How silicon became the hidden backbone of AI
AI’s next phase will be shaped as much by power delivery and materials as by model capability. The core question isn’t just how fast models can advance, but whether the infrastructure beneath them can keep pace.
By René Jonker, Chief Product Officer, Soitec for Silicon Semiconductor
AI is becoming a power and electricity problem. The industry has been dealing with the power side of scaling for years, but demand is now outpacing the assumptions that data center infrastructure was built on.
While headlines focus on capacity growth, frontier models, and agentic AI, the more pressing issue lies lower in the stack at the silicon and materials layer. Increasingly, engineered substrates are emerging as the hidden backbone, shaping whether AI can continue scaling quickly without making energy use and reliability unsustainable.
Data centers are turning to silicon carbide for efficiency
According to the International Energy Agency, in 2024 data centers consumed 415 tera-watt hours (TWh), representing about 1.5% of the global electricity generation. In 2025 this figure approached 500 TWh, and it is projected to more than double by 2030 as AI workloads expand.
At scale, the challenge shifts from compute availability to power efficiency: how effectively electricity moves from the grid down to servers, accelerators, and out through cooling systems. Silicon carbide (SiC) power devices are becoming more common because they offer the best power efficiency for the new 800V data center power distribution topologies, dissipate better energy losses, and present a proven high reliability, which is crucial for facilities that run continuously.
Engineered substrates can further improve SiC devices’ performance. SmartSiC™, Soitec’s SiC engineered substrates, are composed of a thin, high-quality SiC single-crystal layer on top of an ultra low-resistivity handle wafer. These substrates have demonstrated to improve device robustness and reliability while lowering conduction and switching losses. For AI data centers, these substrate-level gains translate into reduced heating across the power conversion stages, an increasingly critical factor as power density rises and data centers scale up.
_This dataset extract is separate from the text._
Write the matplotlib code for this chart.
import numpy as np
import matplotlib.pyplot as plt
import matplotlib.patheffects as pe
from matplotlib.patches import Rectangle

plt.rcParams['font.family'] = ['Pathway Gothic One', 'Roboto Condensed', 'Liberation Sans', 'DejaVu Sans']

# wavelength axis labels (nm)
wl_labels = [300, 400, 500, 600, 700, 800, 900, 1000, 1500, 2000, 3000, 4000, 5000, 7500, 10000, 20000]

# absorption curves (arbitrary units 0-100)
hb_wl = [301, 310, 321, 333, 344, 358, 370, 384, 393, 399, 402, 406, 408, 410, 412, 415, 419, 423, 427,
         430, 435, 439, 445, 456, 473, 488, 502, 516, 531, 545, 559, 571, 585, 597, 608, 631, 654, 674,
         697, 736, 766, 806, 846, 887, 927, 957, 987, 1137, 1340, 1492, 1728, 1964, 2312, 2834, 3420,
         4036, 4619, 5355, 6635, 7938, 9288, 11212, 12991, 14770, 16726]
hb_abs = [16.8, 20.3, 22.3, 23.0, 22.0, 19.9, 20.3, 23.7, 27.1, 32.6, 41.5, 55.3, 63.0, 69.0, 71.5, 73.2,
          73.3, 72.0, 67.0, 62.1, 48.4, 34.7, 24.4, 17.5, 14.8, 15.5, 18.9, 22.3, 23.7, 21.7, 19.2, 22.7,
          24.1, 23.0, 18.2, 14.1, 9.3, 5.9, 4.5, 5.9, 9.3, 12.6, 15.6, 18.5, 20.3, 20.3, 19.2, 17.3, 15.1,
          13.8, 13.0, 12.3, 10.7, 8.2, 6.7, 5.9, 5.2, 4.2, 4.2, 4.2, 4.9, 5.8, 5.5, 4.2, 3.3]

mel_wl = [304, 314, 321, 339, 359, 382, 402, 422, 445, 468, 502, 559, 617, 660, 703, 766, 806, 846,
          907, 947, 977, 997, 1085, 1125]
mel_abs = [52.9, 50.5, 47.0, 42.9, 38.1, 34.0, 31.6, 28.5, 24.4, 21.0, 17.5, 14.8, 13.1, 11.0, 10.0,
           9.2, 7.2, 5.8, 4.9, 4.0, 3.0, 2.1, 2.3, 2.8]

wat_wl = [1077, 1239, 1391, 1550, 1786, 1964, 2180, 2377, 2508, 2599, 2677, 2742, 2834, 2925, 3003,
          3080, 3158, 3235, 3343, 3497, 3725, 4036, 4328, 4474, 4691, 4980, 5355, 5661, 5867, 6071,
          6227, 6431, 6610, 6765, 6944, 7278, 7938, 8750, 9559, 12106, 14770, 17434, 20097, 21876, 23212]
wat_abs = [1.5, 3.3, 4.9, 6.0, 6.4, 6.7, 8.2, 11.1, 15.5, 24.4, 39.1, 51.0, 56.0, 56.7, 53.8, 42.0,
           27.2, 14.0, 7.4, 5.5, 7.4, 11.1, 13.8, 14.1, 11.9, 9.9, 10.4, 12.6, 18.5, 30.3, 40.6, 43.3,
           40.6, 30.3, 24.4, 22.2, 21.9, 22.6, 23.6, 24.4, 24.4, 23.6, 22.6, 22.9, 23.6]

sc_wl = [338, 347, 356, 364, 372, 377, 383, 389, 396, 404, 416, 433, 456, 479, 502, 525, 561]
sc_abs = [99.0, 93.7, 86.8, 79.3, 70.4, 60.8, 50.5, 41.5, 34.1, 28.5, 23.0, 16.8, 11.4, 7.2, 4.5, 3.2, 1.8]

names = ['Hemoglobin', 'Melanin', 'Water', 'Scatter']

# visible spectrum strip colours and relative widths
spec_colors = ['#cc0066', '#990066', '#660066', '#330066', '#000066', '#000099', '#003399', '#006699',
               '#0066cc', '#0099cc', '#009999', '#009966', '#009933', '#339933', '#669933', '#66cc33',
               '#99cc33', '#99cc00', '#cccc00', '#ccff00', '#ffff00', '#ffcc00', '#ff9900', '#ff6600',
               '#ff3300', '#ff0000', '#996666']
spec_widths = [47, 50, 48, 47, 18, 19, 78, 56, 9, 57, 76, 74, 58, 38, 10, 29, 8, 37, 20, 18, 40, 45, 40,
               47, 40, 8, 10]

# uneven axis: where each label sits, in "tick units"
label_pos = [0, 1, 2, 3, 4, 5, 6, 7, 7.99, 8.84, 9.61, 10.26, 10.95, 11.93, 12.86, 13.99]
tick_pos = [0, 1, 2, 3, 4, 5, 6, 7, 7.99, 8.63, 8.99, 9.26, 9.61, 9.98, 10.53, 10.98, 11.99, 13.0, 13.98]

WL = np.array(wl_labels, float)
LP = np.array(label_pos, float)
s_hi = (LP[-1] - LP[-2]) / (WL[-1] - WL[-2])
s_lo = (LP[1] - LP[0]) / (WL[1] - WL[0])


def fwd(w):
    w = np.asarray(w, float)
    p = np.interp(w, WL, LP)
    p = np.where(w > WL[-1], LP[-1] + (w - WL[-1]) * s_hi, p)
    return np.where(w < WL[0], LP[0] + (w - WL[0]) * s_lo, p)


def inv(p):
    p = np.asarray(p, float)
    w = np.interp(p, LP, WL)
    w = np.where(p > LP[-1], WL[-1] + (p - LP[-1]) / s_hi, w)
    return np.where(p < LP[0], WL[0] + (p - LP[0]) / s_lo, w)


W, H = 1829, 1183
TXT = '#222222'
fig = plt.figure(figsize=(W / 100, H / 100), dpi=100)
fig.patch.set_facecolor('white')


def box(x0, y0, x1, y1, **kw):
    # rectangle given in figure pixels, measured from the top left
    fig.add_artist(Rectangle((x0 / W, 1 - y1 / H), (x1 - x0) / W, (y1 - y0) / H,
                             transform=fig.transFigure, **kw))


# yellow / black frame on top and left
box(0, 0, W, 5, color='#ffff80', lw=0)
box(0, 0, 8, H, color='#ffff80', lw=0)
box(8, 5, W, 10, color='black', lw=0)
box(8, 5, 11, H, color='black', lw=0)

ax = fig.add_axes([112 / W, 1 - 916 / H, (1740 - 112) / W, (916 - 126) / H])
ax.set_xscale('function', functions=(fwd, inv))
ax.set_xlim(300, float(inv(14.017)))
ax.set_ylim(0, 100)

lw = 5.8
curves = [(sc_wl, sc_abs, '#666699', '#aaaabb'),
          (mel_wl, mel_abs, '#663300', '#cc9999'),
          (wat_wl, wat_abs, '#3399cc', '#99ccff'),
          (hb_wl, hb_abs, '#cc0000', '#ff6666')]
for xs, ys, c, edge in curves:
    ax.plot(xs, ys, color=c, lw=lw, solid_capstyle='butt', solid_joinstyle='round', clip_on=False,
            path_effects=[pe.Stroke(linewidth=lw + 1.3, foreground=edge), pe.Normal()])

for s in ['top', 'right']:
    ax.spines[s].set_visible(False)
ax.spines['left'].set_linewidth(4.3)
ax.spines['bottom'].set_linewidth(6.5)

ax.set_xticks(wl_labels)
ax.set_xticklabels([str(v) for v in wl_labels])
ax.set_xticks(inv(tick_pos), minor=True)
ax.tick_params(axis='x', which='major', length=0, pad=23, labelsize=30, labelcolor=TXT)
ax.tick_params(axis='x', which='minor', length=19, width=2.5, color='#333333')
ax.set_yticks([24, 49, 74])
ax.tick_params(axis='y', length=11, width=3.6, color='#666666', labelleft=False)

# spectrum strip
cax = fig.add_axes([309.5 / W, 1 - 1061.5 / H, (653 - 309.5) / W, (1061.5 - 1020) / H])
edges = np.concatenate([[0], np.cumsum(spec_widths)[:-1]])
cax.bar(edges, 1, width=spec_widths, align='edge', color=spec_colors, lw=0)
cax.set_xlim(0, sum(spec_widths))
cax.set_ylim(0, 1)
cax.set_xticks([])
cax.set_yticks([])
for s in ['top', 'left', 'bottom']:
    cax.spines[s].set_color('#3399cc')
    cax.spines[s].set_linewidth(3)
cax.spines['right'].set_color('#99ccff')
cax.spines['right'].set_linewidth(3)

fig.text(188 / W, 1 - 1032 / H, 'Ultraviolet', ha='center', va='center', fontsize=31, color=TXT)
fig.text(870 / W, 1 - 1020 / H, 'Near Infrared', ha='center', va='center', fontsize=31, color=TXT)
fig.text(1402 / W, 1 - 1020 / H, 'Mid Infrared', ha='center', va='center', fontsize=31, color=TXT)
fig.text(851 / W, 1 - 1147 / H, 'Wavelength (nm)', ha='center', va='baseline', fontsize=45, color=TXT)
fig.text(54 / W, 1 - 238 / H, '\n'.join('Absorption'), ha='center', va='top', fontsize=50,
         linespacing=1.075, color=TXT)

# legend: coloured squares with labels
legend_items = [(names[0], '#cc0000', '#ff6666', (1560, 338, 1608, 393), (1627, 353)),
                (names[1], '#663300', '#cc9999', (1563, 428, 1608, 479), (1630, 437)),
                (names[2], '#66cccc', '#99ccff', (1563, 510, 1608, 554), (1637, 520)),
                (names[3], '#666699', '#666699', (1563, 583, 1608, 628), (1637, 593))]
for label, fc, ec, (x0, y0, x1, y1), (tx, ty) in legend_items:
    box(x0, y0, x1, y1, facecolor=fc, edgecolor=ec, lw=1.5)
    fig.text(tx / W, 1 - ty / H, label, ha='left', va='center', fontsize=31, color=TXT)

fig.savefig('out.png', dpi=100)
How AI is shifting infrastructure priorities
AI models are advancing quickly, creating a greater spotlight on the infrastructure required to grow efficiently. Under sustained & high-intensity workloads, power delivery, thermal management and reliability of the complete system are fundamental for a cost effective service.
That reality reinforces the role of engineered substrates. They directly affect power efficiency, heat management, and behavior under sustained load. GPUs remain central, but they cannot solve system-level efficiency constraints alone. As power and energy constraints tighten, engineered substrate choices become one of the most effective levers for scaling AI infrastructure without breaking down.
Why AI power is driving deeper US-Europe collaboration
AI infrastructure spans materials, devices, manufacturing and deployment, and today, no single region dominates all four of these areas. As AI energy demands rise at unprecedented speeds, this raises the stakes for global supply chain reliability, scale and resilience, welcoming cross-regional collaboration.
Europe has a clear leadership role in advanced semiconductor materials with deep expertise in engineered substrates and power materials. The United States, by contrast, remains competitive in device design, manufacturing scale and AI deployment. Together, these two regions cover far more of what AI power systems actually require.
In the past year, European materials suppliers and United States device manufacturers partnered to validate how materials improvements translate into device-level efficiency gains. Work like this strengthens the foundation for AI power infrastructure, and we’ll continue to see regions partner together to close gaps across the semiconductor supply chain as AI scales.
What comes next for AI infrastructure
AI’s next phase will be shaped as much by power delivery and materials as by model capability. The core question isn’t just how fast models can advance, but whether the infrastructure beneath them can keep pace. Increasingly, the answer will be shaped by silicon, materials, and the global collaborations needed to build AI power systems that can scale, reliably, and sustainably.